Six of them will resonate, so I need to choose wisely. But I like to go with 60 or more because I don't know it Just sometimes I don't know how to say it either.
Jesus did both.
Jesus, in these moments, Be quiet, man. You're on my baseball team. You got to stop it. Coaches got to stick together.
Jesus has over and over again, in all these instances, is saying, deny yourself, take up your cross. Deny yourself, take up your cross. In just a few chapters, he's going to model it. He's going to completely deny himself. He could have called 10,000 angels to destroy the earth, but he died alone. For you and for me, he physically takes this cross up the mountain.
They shove it into the hole in the ground. He lays there, the most powerful being on earth, and allows nails to be driven through his hands and to his feet, and then to be hung up there in the most horrific, mortifying way possible. And yet I have the audacity to say, but, God, why can't I do my life this way?
That's where I find myself going, oh, okay, I'll have a seat.
The subheading in the ESV here is the cost of Discipleship. And Dietrich Bonhoeffer borrowed the title, I guess, when he wrote his book the Cost of Discipleship.
Why is it worth it?
That's the last question we have on here.
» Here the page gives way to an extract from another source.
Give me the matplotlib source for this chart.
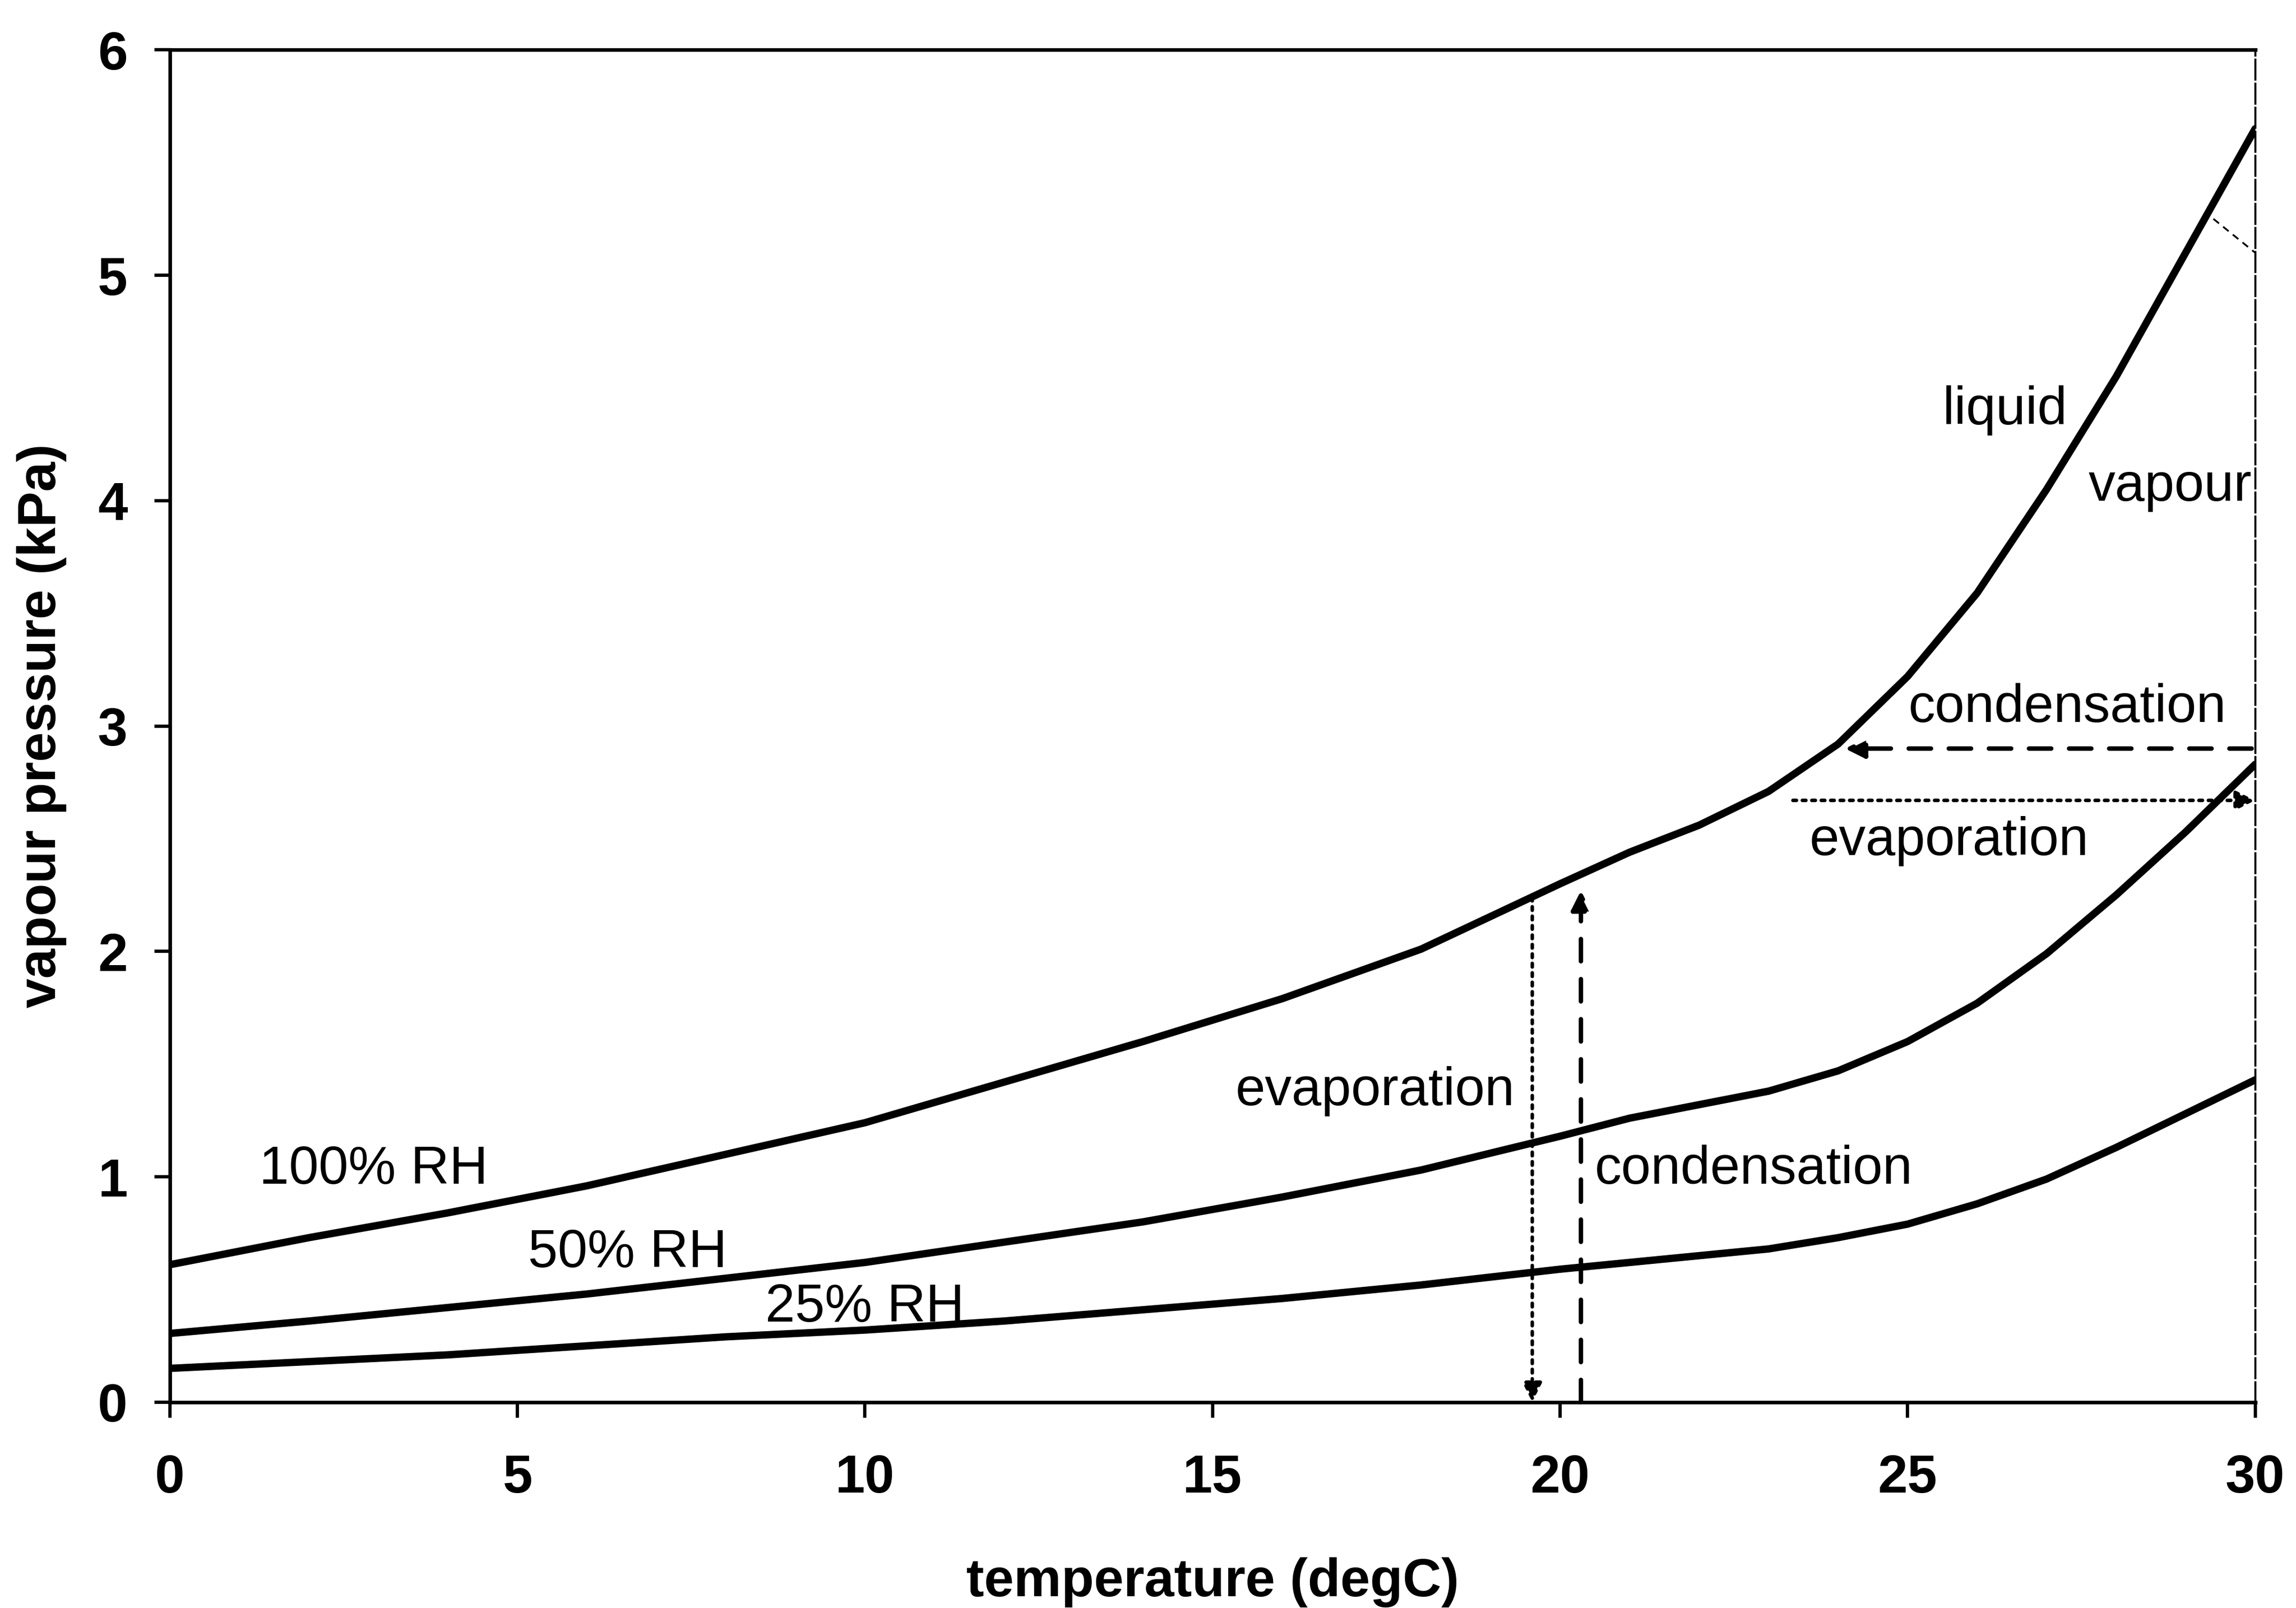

There's a good question there. What is it like to have dual citizenship? If no politician would ever run for office with a speech like this, why is it worth it to follow Jesus?
He actually keeps his promises.
[00:26:23] Speaker C: Ben, one of the most effective personal workers I've ever known in his Bible study, after he's gone through the Gospel story, how we respond to it, he goes here to Luke 14 and almost tries to talk the person out of being baptized.
[00:26:39] Speaker B: Almost.
[00:26:40] Speaker C: If you heard him, you almost go, what are you. What are you doing? Yeah, but he's. He's trying to say, look, this is not gonna be easy. I'm not asking. I'm not asking you to do stuff. And it's gonna be wonderful fun. And, hey, we're gonna. It's gonna be. But it's gonna be worth it. But you gotta decide. Are you willing to go through this?
[00:26:58] Speaker A: Yep.
I guess my last question here is one we need to ask ourselves every day. Is it worth it? Why is it worth it to follow Jesus? Why is it worth it to die to self? And then the next step for us, because we have the privilege and honor of mentoring and stewarding these little tiny humans that only act like us when we don't want them to, is to then make sure and tell them and show them over and over again why it's worth it, why we do love Jesus even though we fall short. It's because we desperately need him. And so do they.
And so that is the call for every parent that's ever lived. And every day is to live that out for yourself. But then for the next, for them to understand that we love him so much that it almost looks like hatred in comparison. Any other level, any other relationship in our life, well, that's the expectation for them as well. And if they've never seen that, they've never experienced that, then how can we expect them to know that? Let's pray. God, we love you. And we thank you so very much again for this time together tonight. Thank you for the opportunity to pause, to reflect, to glean from your scriptures, to listen to each other, to be encouraged and lifted up by each other, to. Through Christ, through your word, through your spirit. I pray that you continue to bless us as parents, help us, Father, to fall on our knees every day in submission to you, and help us to do it in a way that our children take notice. That they will follow, Father. That they will follow not just the times that we get it right or even the times we mess up, but they will follow you. That we will not stand in the way. That we will simply be a conduit, a connection, reflection of who you are in their lives. And every memory they have of us will lead us, lead them closer to you. God, we love you. We thank you so very much for Christ and the forgiveness we have through Him. It's in his name we pray. Amen. Love you guys. Have a great week.